John: We foresee a sales staff of at least fifty people by the time we roll out to all top ten markets at the end of this year. And while that seems overwhelming, it's only so because you're thinking of it like one Production Director. This is why eventually we're looking at a squad of like ten different producers. We've taken over this space we have near the Pike Place Market in downtown Seattle. It's a studio complex to die for, and it's all humming with creative radio types.

RAP: Well, it sounds like you both are enjoying this new format and your new jobs.
Klem: If I could describe a job that I wanted to be doing the rest of my life, I suppose this would be it. When you trip into it, you don't have the appreciation that you would if you had to really work hard to get here, and that's what I keep finding out when I hire people who are interested in coming here. They're doing back flips, and they just think it's the greatest thing that exists for them.

RAP: John, you left a good situation in Boston to come to KidStar about a year and a half ago.
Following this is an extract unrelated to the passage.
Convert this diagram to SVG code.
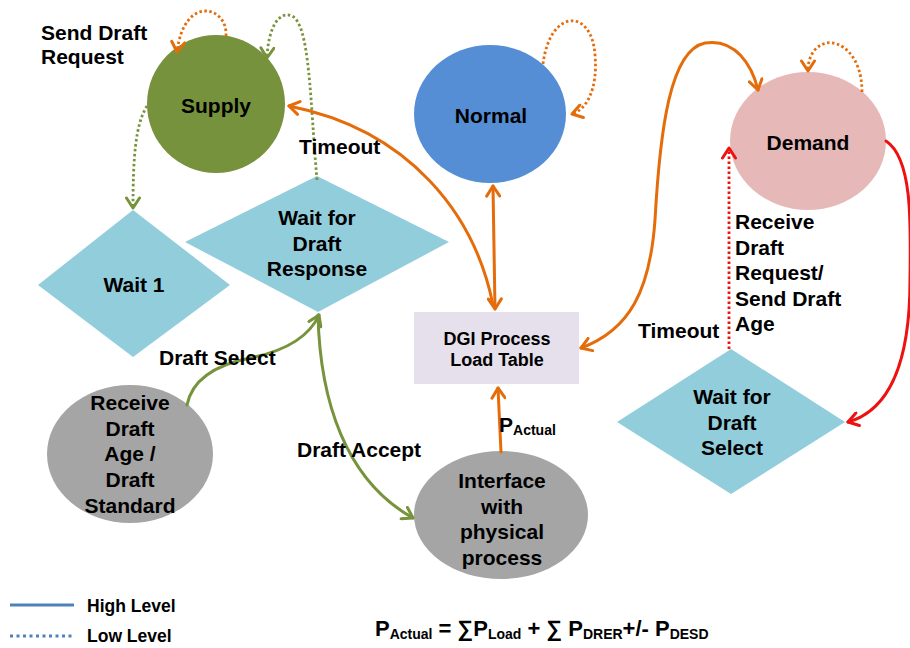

How are things going for you?
John: I left a pretty secure situation as Program Director at WCRB, the commercial classical station in Boston to come and take over the Program Directorship of KidStar radio because I thought it was the next big kid empire in development. It was in its embryonic stage then, and it's growing really smartly at this point. And that means six day weeks and twelve hour days and a lot of time and energy put into it, but I see this as becoming a real driving force, not only nationally, but in the English speaking parts of the world, and I'm talking, obviously, about Japan with our investor connections there. But not just Japan, there's Australia, Canada, the UK, anywhere kids speak English.

Here, you have a chance to work, 1) inside a company that is totally supportive of creativity; and 2) to break outside the sixty-second format into more open running area. You have the opportunity to make a mini-movie when you're working with a three-minute feature format. You have the opportunity to be tied more directly to creative and less to just the moving of goods and services. How many price and item spots you going to do today is my question.